Apalagi, pemain yang dikorbankan untuk memainkan mereka di menit akhir pertandingan secara mental dan pengalaman lebih baik. Seperti diketahui, Rashford dan Sanco masuk lapangan di menit ke-120 menggantikan Kyle Walker dan Jordan Henderson.

Khusus Henderson, dia adalah salah satu pemain dengan pengalaman cukup banyak menjadi penendang 12 pas dan tentu saja mampu menghadapi tekanan. Selain itu, masih ada nama seperti Jack Grealish yang juga terbiasa jadi algojo di Aston Villa.

Berbicara setelah pertandingan, Southgate menegaskan dia sepenuhnya bertanggung jawab atas pertaruhannya. “Kami bersiap sebaik mungkin untuk itu dan itu tanggung jawab saya, saya memilih orang-orang untuk mengambil tendangan,” kata Southgate kepada ITV Sport dikutip dari talkSPORT.

Menurut Southgate, keputusan ini terencana.

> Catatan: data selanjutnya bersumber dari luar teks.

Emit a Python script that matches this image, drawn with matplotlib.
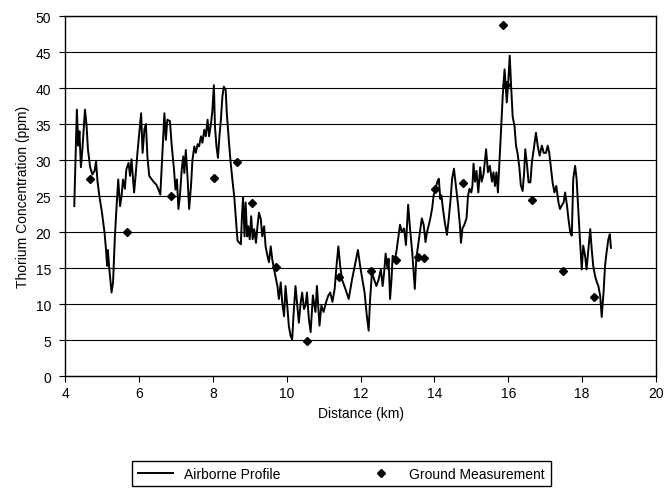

Termasuk memasukkan Rashford dan Sancho di akhir babak extra time yang dianggap sangat terlambat. “Kami memutuskan untuk melakukan perubahan tepat di akhir pertandingan dan kami menang dan kalah bersama sebagai tim," tegas Southgate.

Terkait memilih Saka sebagai algojo kelima, Southgate menjelaskan semua itu berdasarkan latihan menjelang final. “Itu keputusan saya untuk memberinya penalti itu, jadi itu sepenuhnya tanggung jawab saya: itu bukan dia, Marcus atau Jadon. Kami mengerjakannya dalam pelatihan dan itulah urutan yang kami dapatkan,” jelas Southgate.

Mantan pelatih timnas Inggris U-21 dan U-23 itu mengakui keputusannya memang menjadi pertaruhan. Namun, ia percaya bahwa nama-nama yang dipilihnya adalah eksekutor terbaik mereka dan paling siap.

“Itu selalu merupakan risiko yang Anda hadapi, tetapi sejauh ini mereka adalah yang terbaik. Itu adalah pertaruhan, tetapi jika kami bertaruh lebih awal, kami mungkin akan kalah dalam perpanjangan waktu dengan cara apa pun," papar Southgate.

Kekecewaan pada keputusan Southgate dilampiaskan pendukung Inggris dengan pelecehan online yang ditujukan kepada pemain-pemain tersebut. Dan legenda Inggris, Rio Ferdinand menegaskan tidak ada yang bisa disalahkan.